# [Short exercise]
Write out the data below in full, unchanged, minus the images.

# [Data block]
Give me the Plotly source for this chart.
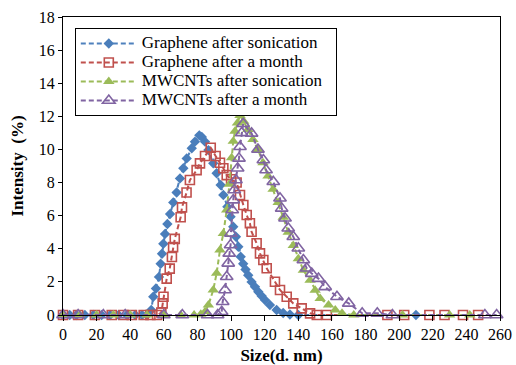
import plotly.graph_objects as go

# ---- data ----
gs_x = [0, 4, 8, 13, 18, 23, 28, 33, 38, 43, 47, 50, 52.5, 53.7, 55.3, 57.1, 58.1, 58.9, 59.7, 60.7, 62.1, 63.7,
        65.6, 67.6, 69.6, 71.6, 73.6, 76.6, 78.5, 81.1, 82.6, 84.5, 86.5, 89.4, 91.4, 93.8, 95.4, 97.8, 99.7,
        101.3, 102.9, 104.3, 105.7, 107.2, 108.6, 110.2, 112.2, 114.2, 116.2, 118.2, 120.2, 123.1, 127.1, 131,
        135, 140, 210]
gs_y = [0, 0, 0, 0, 0, 0, 0, 0, 0, 0, 0, 0, 0.3, 1.1, 1.6, 2.3, 3.1, 3.7, 4.3, 4.9, 5.5, 6.1,
        6.8, 7.4, 8.25, 8.86, 9.46, 10.07, 10.47, 10.85, 10.75, 10.47, 9.96, 9.16, 8.56, 7.85, 7.25, 6.54, 5.94,
        5.33, 4.73, 4.12, 3.52, 3.1, 2.75, 2.4, 2.0, 1.7, 1.4, 1.15, 0.9, 0.6, 0.3, 0.12,
        0.03, 0, 0]

gm_x = [0, 9, 19, 29, 36, 41, 48, 52, 56, 58.5, 59.3, 59.8, 61.7, 63.5, 64.8, 65.5, 66.5, 70, 70.8, 73.5,
        75.5, 79.5, 81.5, 84.5, 87.9, 90.8, 93.4, 95.4, 97.4, 100, 103.3, 105.3, 107.3, 109.3, 111.2, 112.2,
        115.2, 117.2, 119.2, 121.2, 126.1, 129.1, 133.1, 137, 142, 147, 151, 157, 193, 203, 218, 227, 238, 247]
gm_y = [0, 0, 0, 0, 0, 0, 0, 0, 0, 0.15, 0.7, 1.1, 2.2, 2.8, 3.5, 4.1, 4.6, 5.9, 6.5, 7.4,
        8.15, 8.75, 9.16, 9.6, 10.1, 9.6, 9.2, 8.86, 8.45, 8.2, 8.0, 7.25, 6.64, 6.04, 5.54, 5.03,
        4.33, 3.72, 3.32, 2.82, 2.01, 1.51, 1.1, 0.7, 0.4, 0.1, 0, 0, 0, 0, 0, 0, 0, 0]

ms_x = [0, 10, 20, 30, 40, 50, 60, 70, 78, 82, 84.5, 86.5, 89.4, 91.4, 93.4, 95.4, 97.4, 99, 100.3, 101.3,
        102.3, 103.8, 105.3, 107.5, 110, 113, 116, 119, 122, 125, 128, 131, 134, 137, 140, 143, 147, 150,
        153, 158, 162, 166, 173, 202, 230, 242]
ms_y = [0, 0, 0, 0, 0, 0, 0, 0, 0, 0.05, 0.2, 0.6, 1.51, 2.52, 3.92, 4.93, 6.34, 7.9, 9.5, 10.5,
        11.1, 11.6, 12.05, 11.7, 11.2, 10.6, 10.0, 9.2, 8.4, 7.6, 6.8, 5.9, 5.0, 4.2, 3.4, 2.7, 2.1, 1.5,
        1.0, 0.6, 0.3, 0.1, 0, 0, 0, 0]

mm_x = [0, 9, 24, 37, 60, 71, 86, 92, 94.4, 95, 96.4, 97.4, 98.3, 98.9, 99.7, 99.9, 100.7, 101.3, 101.9,
        102.9, 103.9, 104.7, 105.3, 106.3, 107.2, 112.2, 116, 119.2, 120.8, 125.1, 129.1, 130.1, 132.1, 134,
        137, 140, 143, 145, 148, 152, 156, 163, 170, 178, 187, 196, 251, 258]
mm_y = [0, 0, 0, 0, 0, 0, 0, 0, 0.2, 0.8, 1.51, 2.31, 3.12, 3.72, 4.23, 4.93, 6.34, 6.94, 7.55,
        8.15, 8.86, 9.46, 10.16, 11.0, 11.55, 10.97, 10.0, 9.36, 8.76, 8.05, 7.05, 6.44, 5.84, 5.24,
        4.73, 4.03, 3.32, 2.82, 2.5, 2.2, 1.7, 1.1, 0.7, 0.1, 0.1, 0, 0, 0]

names = ["Graphene after sonication", "Graphene after a month",
         "MWCNTs after sonication", "MWCNTs after a month"]
x_ticks = list(range(0, 261, 20))
y_ticks = list(range(0, 19, 2))

FONT = "Liberation Serif, Times New Roman, serif"
DASH = "5px,3px"


def lbl(s):
    return '<span style="font-size:17px">' + s + '&nbsp;&nbsp;</span>'


fig = go.Figure()
fig.add_trace(go.Scatter(x=gs_x, y=gs_y, name=lbl(names[0]), mode="lines+markers",
                         line=dict(color="#4F81BD", width=2, dash=DASH),
                         marker=dict(symbol="diamond", size=8, color="#4A7EBB"),
                         cliponaxis=False))
fig.add_trace(go.Scatter(x=gm_x, y=gm_y, name=lbl(names[1]), mode="lines+markers",
                         line=dict(color="#C0504D", width=2, dash=DASH),
                         marker=dict(symbol="square-open", size=9, color="#C0504D", line=dict(width=1.6)),
                         cliponaxis=False))
fig.add_trace(go.Scatter(x=ms_x, y=ms_y, name=lbl(names[2]), mode="lines+markers",
                         line=dict(color="#9BBB59", width=2, dash=DASH),
                         marker=dict(symbol="triangle-up", size=10, color="#9BBB59"),
                         cliponaxis=False))
fig.add_trace(go.Scatter(x=mm_x, y=mm_y, name=lbl(names[3]), mode="lines+markers",
                         line=dict(color="#8064A2", width=2, dash=DASH),
                         marker=dict(symbol="triangle-up-open", size=11, color="#8064A2", line=dict(width=1.6)),
                         cliponaxis=False))

fig.update_layout(
    width=516, height=365,
    margin=dict(l=63, r=16, t=17, b=50),
    paper_bgcolor="white", plot_bgcolor="white",
    font=dict(family=FONT, size=16, color="black"),
    showlegend=True,
    legend=dict(x=0.027, y=0.963, xanchor="left", yanchor="top",
                bgcolor="white", bordercolor="black", borderwidth=1,
                font=dict(family=FONT, size=12, color="black"),
                tracegroupgap=0, itemwidth=56),
    xaxis=dict(range=[0, 260], tickmode="array", tickvals=x_ticks, automargin=False,
               showline=True, linecolor="black", linewidth=1.2, mirror=True,
               ticks="outside", ticklen=5, tickcolor="black", showgrid=False, zeroline=False,
               title=dict(text="<b>Size(d. nm)</b>", font=dict(family=FONT, size=17), standoff=6),
               tickfont=dict(family=FONT, size=16)),
    yaxis=dict(range=[0, 18], tickmode="array", tickvals=y_ticks, automargin=False,
               showline=True, linecolor="black", linewidth=1.2, mirror=True,
               ticks="outside", ticklen=4, tickcolor="black", showgrid=False, zeroline=False,
               title=dict(text="<b>Intensity  (%)</b>", font=dict(family=FONT, size=17), standoff=10),
               tickfont=dict(family=FONT, size=16)),
)

fig.write_html("out.html")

# [Result below]
Give me the Plotly source for this chart.
import plotly.graph_objects as go

# ---- data ----
gs_x = [0, 4, 8, 13, 18, 23, 28, 33, 38, 43, 47, 50, 52.5, 53.7, 55.3, 57.1, 58.1, 58.9, 59.7, 60.7, 62.1, 63.7,
        65.6, 67.6, 69.6, 71.6, 73.6, 76.6, 78.5, 81.1, 82.6, 84.5, 86.5, 89.4, 91.4, 93.8, 95.4, 97.8, 99.7,
        101.3, 102.9, 104.3, 105.7, 107.2, 108.6, 110.2, 112.2, 114.2, 116.2, 118.2, 120.2, 123.1, 127.1, 131,
        135, 140, 210]
gs_y = [0, 0, 0, 0, 0, 0, 0, 0, 0, 0, 0, 0, 0.3, 1.1, 1.6, 2.3, 3.1, 3.7, 4.3, 4.9, 5.5, 6.1,
        6.8, 7.4, 8.25, 8.86, 9.46, 10.07, 10.47, 10.85, 10.75, 10.47, 9.96, 9.16, 8.56, 7.85, 7.25, 6.54, 5.94,
        5.33, 4.73, 4.12, 3.52, 3.1, 2.75, 2.4, 2.0, 1.7, 1.4, 1.15, 0.9, 0.6, 0.3, 0.12,
        0.03, 0, 0]

gm_x = [0, 9, 19, 29, 36, 41, 48, 52, 56, 58.5, 59.3, 59.8, 61.7, 63.5, 64.8, 65.5, 66.5, 70, 70.8, 73.5,
        75.5, 79.5, 81.5, 84.5, 87.9, 90.8, 93.4, 95.4, 97.4, 100, 103.3, 105.3, 107.3, 109.3, 111.2, 112.2,
        115.2, 117.2, 119.2, 121.2, 126.1, 129.1, 133.1, 137, 142, 147, 151, 157, 193, 203, 218, 227, 238, 247]
gm_y = [0, 0, 0, 0, 0, 0, 0, 0, 0, 0.15, 0.7, 1.1, 2.2, 2.8, 3.5, 4.1, 4.6, 5.9, 6.5, 7.4,
        8.15, 8.75, 9.16, 9.6, 10.1, 9.6, 9.2, 8.86, 8.45, 8.2, 8.0, 7.25, 6.64, 6.04, 5.54, 5.03,
        4.33, 3.72, 3.32, 2.82, 2.01, 1.51, 1.1, 0.7, 0.4, 0.1, 0, 0, 0, 0, 0, 0, 0, 0]

ms_x = [0, 10, 20, 30, 40, 50, 60, 70, 78, 82, 84.5, 86.5, 89.4, 91.4, 93.4, 95.4, 97.4, 99, 100.3, 101.3,
        102.3, 103.8, 105.3, 107.5, 110, 113, 116, 119, 122, 125, 128, 131, 134, 137, 140, 143, 147, 150,
        153, 158, 162, 166, 173, 202, 230, 242]
ms_y = [0, 0, 0, 0, 0, 0, 0, 0, 0, 0.05, 0.2, 0.6, 1.51, 2.52, 3.92, 4.93, 6.34, 7.9, 9.5, 10.5,
        11.1, 11.6, 12.05, 11.7, 11.2, 10.6, 10.0, 9.2, 8.4, 7.6, 6.8, 5.9, 5.0, 4.2, 3.4, 2.7, 2.1, 1.5,
        1.0, 0.6, 0.3, 0.1, 0, 0, 0, 0]

mm_x = [0, 9, 24, 37, 60, 71, 86, 92, 94.4, 95, 96.4, 97.4, 98.3, 98.9, 99.7, 99.9, 100.7, 101.3, 101.9,
        102.9, 103.9, 104.7, 105.3, 106.3, 107.2, 112.2, 116, 119.2, 120.8, 125.1, 129.1, 130.1, 132.1, 134,
        137, 140, 143, 145, 148, 152, 156, 163, 170, 178, 187, 196, 251, 258]
mm_y = [0, 0, 0, 0, 0, 0, 0, 0, 0.2, 0.8, 1.51, 2.31, 3.12, 3.72, 4.23, 4.93, 6.34, 6.94, 7.55,
        8.15, 8.86, 9.46, 10.16, 11.0, 11.55, 10.97, 10.0, 9.36, 8.76, 8.05, 7.05, 6.44, 5.84, 5.24,
        4.73, 4.03, 3.32, 2.82, 2.5, 2.2, 1.7, 1.1, 0.7, 0.1, 0.1, 0, 0, 0]

names = ["Graphene after sonication", "Graphene after a month",
         "MWCNTs after sonication", "MWCNTs after a month"]
x_ticks = list(range(0, 261, 20))
y_ticks = list(range(0, 19, 2))

FONT = "Liberation Serif, Times New Roman, serif"
DASH = "5px,3px"


def lbl(s):
    return '<span style="font-size:17px">' + s + '&nbsp;&nbsp;</span>'


fig = go.Figure()
fig.add_trace(go.Scatter(x=gs_x, y=gs_y, name=lbl(names[0]), mode="lines+markers",
                         line=dict(color="#4F81BD", width=2, dash=DASH),
                         marker=dict(symbol="diamond", size=8, color="#4A7EBB"),
                         cliponaxis=False))
fig.add_trace(go.Scatter(x=gm_x, y=gm_y, name=lbl(names[1]), mode="lines+markers",
                         line=dict(color="#C0504D", width=2, dash=DASH),
                         marker=dict(symbol="square-open", size=9, color="#C0504D", line=dict(width=1.6)),
                         cliponaxis=False))
fig.add_trace(go.Scatter(x=ms_x, y=ms_y, name=lbl(names[2]), mode="lines+markers",
                         line=dict(color="#9BBB59", width=2, dash=DASH),
                         marker=dict(symbol="triangle-up", size=10, color="#9BBB59"),
                         cliponaxis=False))
fig.add_trace(go.Scatter(x=mm_x, y=mm_y, name=lbl(names[3]), mode="lines+markers",
                         line=dict(color="#8064A2", width=2, dash=DASH),
                         marker=dict(symbol="triangle-up-open", size=11, color="#8064A2", line=dict(width=1.6)),
                         cliponaxis=False))

fig.update_layout(
    width=516, height=365,
    margin=dict(l=63, r=16, t=17, b=50),
    paper_bgcolor="white", plot_bgcolor="white",
    font=dict(family=FONT, size=16, color="black"),
    showlegend=True,
    legend=dict(x=0.027, y=0.963, xanchor="left", yanchor="top",
                bgcolor="white", bordercolor="black", borderwidth=1,
                font=dict(family=FONT, size=12, color="black"),
                tracegroupgap=0, itemwidth=56),
    xaxis=dict(range=[0, 260], tickmode="array", tickvals=x_ticks, automargin=False,
               showline=True, linecolor="black", linewidth=1.2, mirror=True,
               ticks="outside", ticklen=5, tickcolor="black", showgrid=False, zeroline=False,
               title=dict(text="<b>Size(d. nm)</b>", font=dict(family=FONT, size=17), standoff=6),
               tickfont=dict(family=FONT, size=16)),
    yaxis=dict(range=[0, 18], tickmode="array", tickvals=y_ticks, automargin=False,
               showline=True, linecolor="black", linewidth=1.2, mirror=True,
               ticks="outside", ticklen=4, tickcolor="black", showgrid=False, zeroline=False,
               title=dict(text="<b>Intensity  (%)</b>", font=dict(family=FONT, size=17), standoff=10),
               tickfont=dict(family=FONT, size=16)),
)

fig.write_html("out.html")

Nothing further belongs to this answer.